**Request**
Return each line containing "matplotlib".

**Data section**
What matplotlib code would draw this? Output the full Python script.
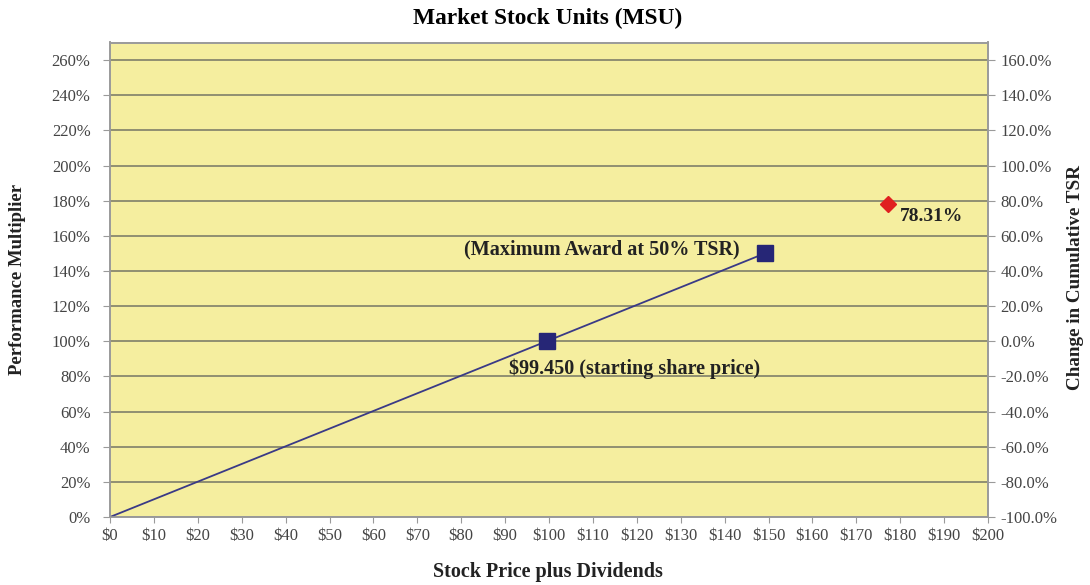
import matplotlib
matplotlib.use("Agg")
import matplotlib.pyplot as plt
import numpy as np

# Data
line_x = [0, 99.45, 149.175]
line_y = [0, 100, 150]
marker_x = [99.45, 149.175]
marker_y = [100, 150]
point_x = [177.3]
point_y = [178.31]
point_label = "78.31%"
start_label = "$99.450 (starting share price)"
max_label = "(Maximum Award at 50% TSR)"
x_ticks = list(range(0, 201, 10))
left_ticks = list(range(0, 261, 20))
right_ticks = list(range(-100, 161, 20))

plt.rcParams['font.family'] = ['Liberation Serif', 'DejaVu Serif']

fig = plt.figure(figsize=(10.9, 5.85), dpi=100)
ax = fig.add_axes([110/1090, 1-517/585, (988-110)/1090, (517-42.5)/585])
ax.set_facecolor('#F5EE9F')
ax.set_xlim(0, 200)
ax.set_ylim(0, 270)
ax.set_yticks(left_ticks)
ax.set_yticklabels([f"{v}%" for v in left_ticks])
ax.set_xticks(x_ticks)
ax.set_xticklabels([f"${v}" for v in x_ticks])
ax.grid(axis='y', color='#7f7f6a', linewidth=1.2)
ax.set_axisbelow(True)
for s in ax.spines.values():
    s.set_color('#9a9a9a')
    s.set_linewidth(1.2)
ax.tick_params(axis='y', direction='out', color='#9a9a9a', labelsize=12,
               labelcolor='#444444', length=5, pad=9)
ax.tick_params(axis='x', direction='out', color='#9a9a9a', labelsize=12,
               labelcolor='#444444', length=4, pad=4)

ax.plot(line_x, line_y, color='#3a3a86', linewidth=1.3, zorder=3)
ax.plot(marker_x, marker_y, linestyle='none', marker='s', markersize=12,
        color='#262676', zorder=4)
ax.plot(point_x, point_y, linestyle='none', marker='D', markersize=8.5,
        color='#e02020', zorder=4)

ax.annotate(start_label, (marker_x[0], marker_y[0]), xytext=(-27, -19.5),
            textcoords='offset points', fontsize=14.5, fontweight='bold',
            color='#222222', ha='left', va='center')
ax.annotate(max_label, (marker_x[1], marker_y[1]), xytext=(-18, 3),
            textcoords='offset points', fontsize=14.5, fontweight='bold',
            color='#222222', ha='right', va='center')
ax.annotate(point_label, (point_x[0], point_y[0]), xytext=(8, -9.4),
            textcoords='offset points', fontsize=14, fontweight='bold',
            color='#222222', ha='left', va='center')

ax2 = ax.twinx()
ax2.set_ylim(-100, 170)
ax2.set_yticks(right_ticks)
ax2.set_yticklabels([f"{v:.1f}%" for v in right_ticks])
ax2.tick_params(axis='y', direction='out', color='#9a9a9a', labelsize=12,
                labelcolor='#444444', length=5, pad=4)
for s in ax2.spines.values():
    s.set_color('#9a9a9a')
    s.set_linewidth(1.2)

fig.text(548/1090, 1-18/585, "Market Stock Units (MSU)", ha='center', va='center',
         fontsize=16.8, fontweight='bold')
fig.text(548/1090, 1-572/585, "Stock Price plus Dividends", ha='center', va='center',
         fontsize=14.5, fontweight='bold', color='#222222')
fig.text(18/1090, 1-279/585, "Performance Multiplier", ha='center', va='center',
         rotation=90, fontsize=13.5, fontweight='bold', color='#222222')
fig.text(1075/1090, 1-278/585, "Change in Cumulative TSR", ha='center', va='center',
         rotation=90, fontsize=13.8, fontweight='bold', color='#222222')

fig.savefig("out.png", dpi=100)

**The solution**
What matplotlib code would draw this? Output the full Python script.
import matplotlib
matplotlib.use("Agg")
import matplotlib.pyplot as plt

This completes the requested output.